I watched the 4K disk for The Northman last night. This was my first time watching it, and maybe the only time although it’s a well made, interesting film.
The 4K disk looks great. I’ve got an OLED TV which helps make everything look gorgeous to begin with. Visually speaking this film is really rich. The natural environment, the sea, and village life, set design, costuming, and makeup, etc, are all captured rather intensely. I listened via AirPods and the sound mixing seemed excellent.
To provide some context: I had accumulated a pile of blu rays, most of them 4K, with the majority being films hadn’t gotten to yet and few that I have intended to give a rewatch. I’ve been watching one per evening recently. The reason I mention all this is that many of these films prominently feature the human capacity for violence, cruelty, and even outright savagery and brutality to one’s fellow human being. This is the fourth film in a row where that’s been the case: Kingdom of Heaven (director’s cut), The Revenant, Atomic Blonde, and now The Northman.
We all know that American cinema glorifies violence. Portraying violence creatively in film has become an art form almost in its own right. And I’ve always been a fan. But this recent run of films that go so hard and graphic with it is wearing me out.
I’m a little more than halfway through. The movies I watched thus far are Ben-hur (1959), One-eyed Jacks, Barry Lyndon, Watership Down, Chronicles of Riddick (director’s cut), Cloud Atlas, Kingdom of Heaven (director’s cut), The Revenant, Atomic Blonde, The Northman. The remaining ones are Pacific Rim, The Woman King, The Last Emperor, Oppenheimer, Malcolm X, and Tenet.
The films I’ve enjoyed the most by far have been among the least violent ones: One-eyed Jacks, Barry Lyndon, and Cloud Atlas. Those movies have considerable violence too. But it’s not so extreme and in-your-face most of the time like the most recent ones I’ve watched. For those three it’s more like the violence simply punctuates the story.
In any event, the Northman is all about savagery. It does tell an interesting enough story about that though, I would say. The film made me care about the protagonist, a Viking prince who swears an oath to avenge his father’s murder. And I come to care about his mate as well, a peasant sorceress.
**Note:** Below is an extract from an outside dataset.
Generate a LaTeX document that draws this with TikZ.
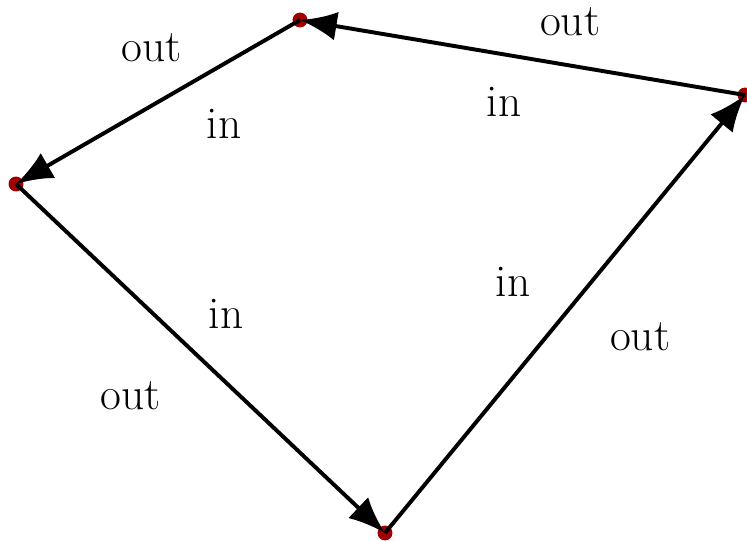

To the film’s credit, the human relationships in the story are given a fair degree of depth and complexity. But even so, everything in that social world is organized around the primitive animalistic instinct to control and dominate others—and the use of violence in the cruelest of ways to do that. Like that drive energy is relentless. Their shamanic and spiritual practices and beliefs, and the ancient Norse mythology, are essentially a means of attempting to harness it. The Vikings invented a belief system that warriors go to Valhalla if they die in battle to rationalize early death from that warring lifestyle.
An interesting theme in all of this is that the two women in the hero’s life, his mother and his bride, while obviously subjugated as women are also like puppet masters to the men. They too show a fierceness to achieve their goals, but they must use psychological manipulation to wield power.
Tonight as I continue through the pile of disks, I’m planning a double feature of two rewatches, Pacific Rim and The Woman King. That should give me a break from extreme violence.
I want to believe that the human species is working through the problem of finding a way to have shared social existence without violence at the core of it. To evolve past that. That we can become intelligent and mature enough to do that. Maybe the fact that we’re so heavily obsessed with it in this most powerful of shared art forms, cinema, reflects that.
Addendum: I forgot to add that there’s an interesting tension that occurred to me the next day. From the vantage of modern day western humanism this story is essentially a tragedy. The hero, Amleth, is so brainwashed by his culture, conditioned to bloodlust, and hellbent on revenge that he is unable to make a life for himself as his own person, taking freedom to choose what that will be. He has an opportunity to walk away with Olga, but he can’t. On the other hand, from the perspective of his own culture he dies a glorious and honorable death, fulfilling his destiny. That’s a bit difficult for us to relate in our present day culture.